All could lead to a DOS attack of some sort, at a minimum.

FWIW, there was a similar attack against a certain communication
system. The line scrambler was statistically predictable, and if an
attacker sent enough packets that were the predictable anti-scramble
then enough would align with the scamble pattern and the
communication channel would fail and retrain creating a DOS vector.

For this reason these days com systems tend to use a 58 bit
self-synchronous LFSR for scrambling purposes.

> And this is exactly what's done in the sunxi HW  scrambler
> implementation, or at least you can do it based on what you're
> specifying in your DT (see the "nand-randomizer-seeds" in the 3rd
> patch): you can define a seed table and the seed is selected based on
> the page number you're reading or writing.

Well, re-using fixed (and public) seeds:

 state = rnd->seeds[page % rnd->nseeds];

Just changes the probabilities.

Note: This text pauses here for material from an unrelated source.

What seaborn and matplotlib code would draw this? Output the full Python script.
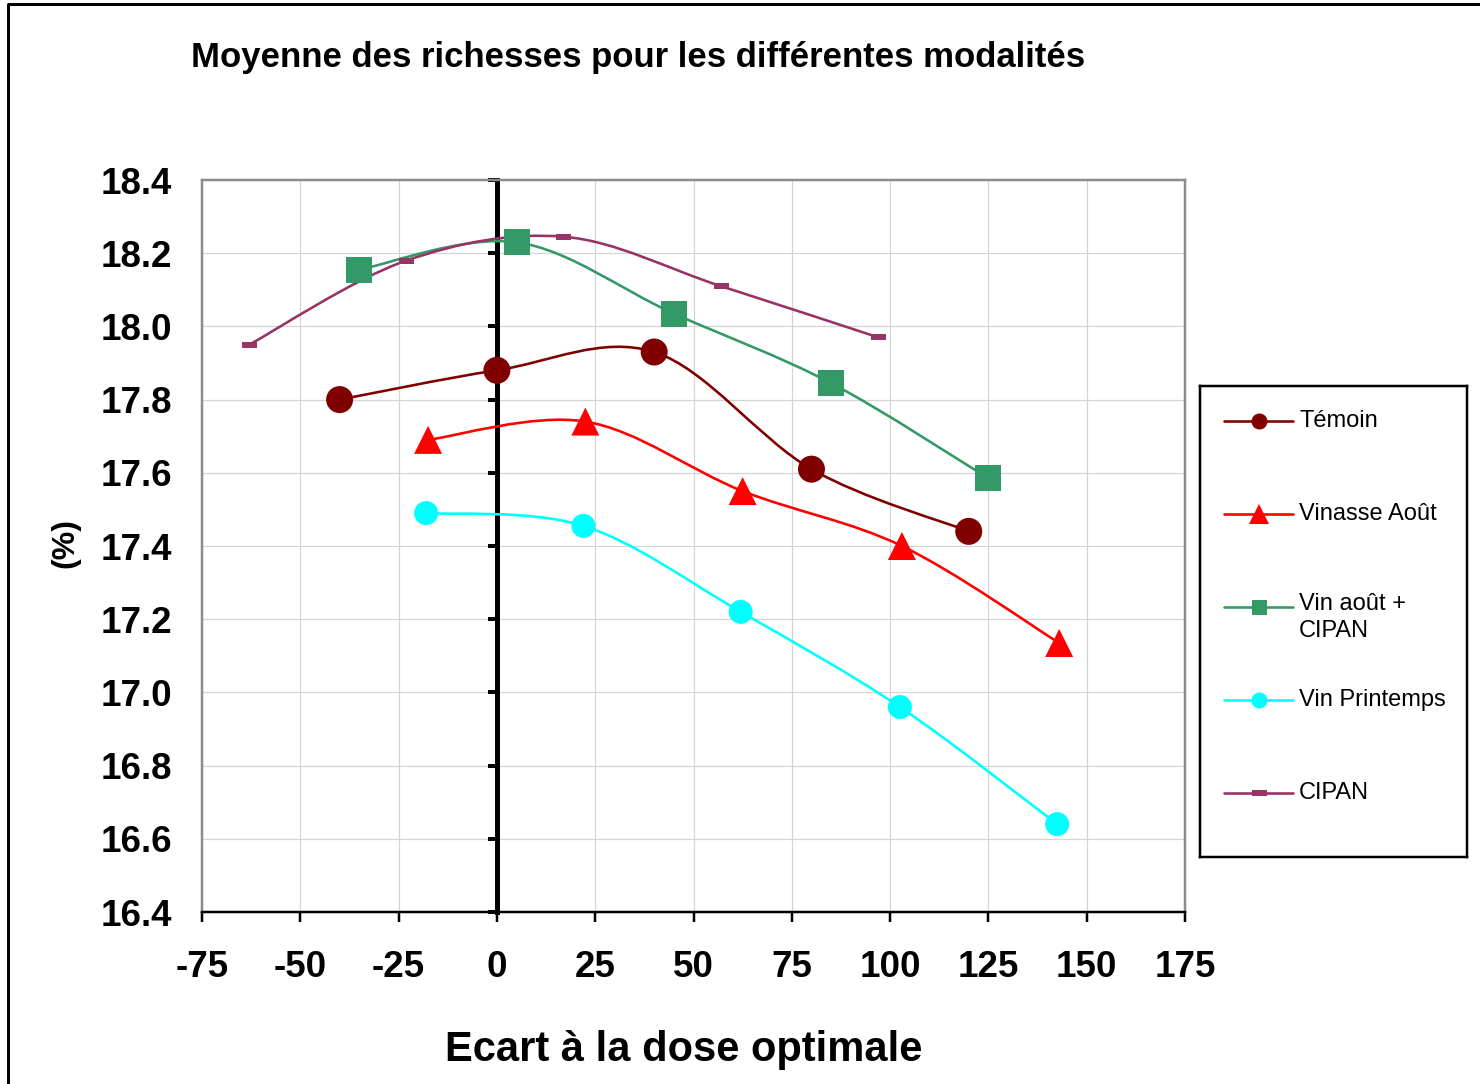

For instance, some filesystems can be
asked to create extents with a large alignment (like 2M) to speed IOs,
and a small seeds table means the seeds within such a file will be
fully predictable.

If you are already stuck with this, then fine, it can be a driver
specific binding - but if this is a new green-field design, intended
to be broadly used as a core MTD feature:

I'd suggest just seeding with the block number xor some value, and
using a LFSR with a state space larger than the number of blocks in
the device, and don't specify a seeds array in DT.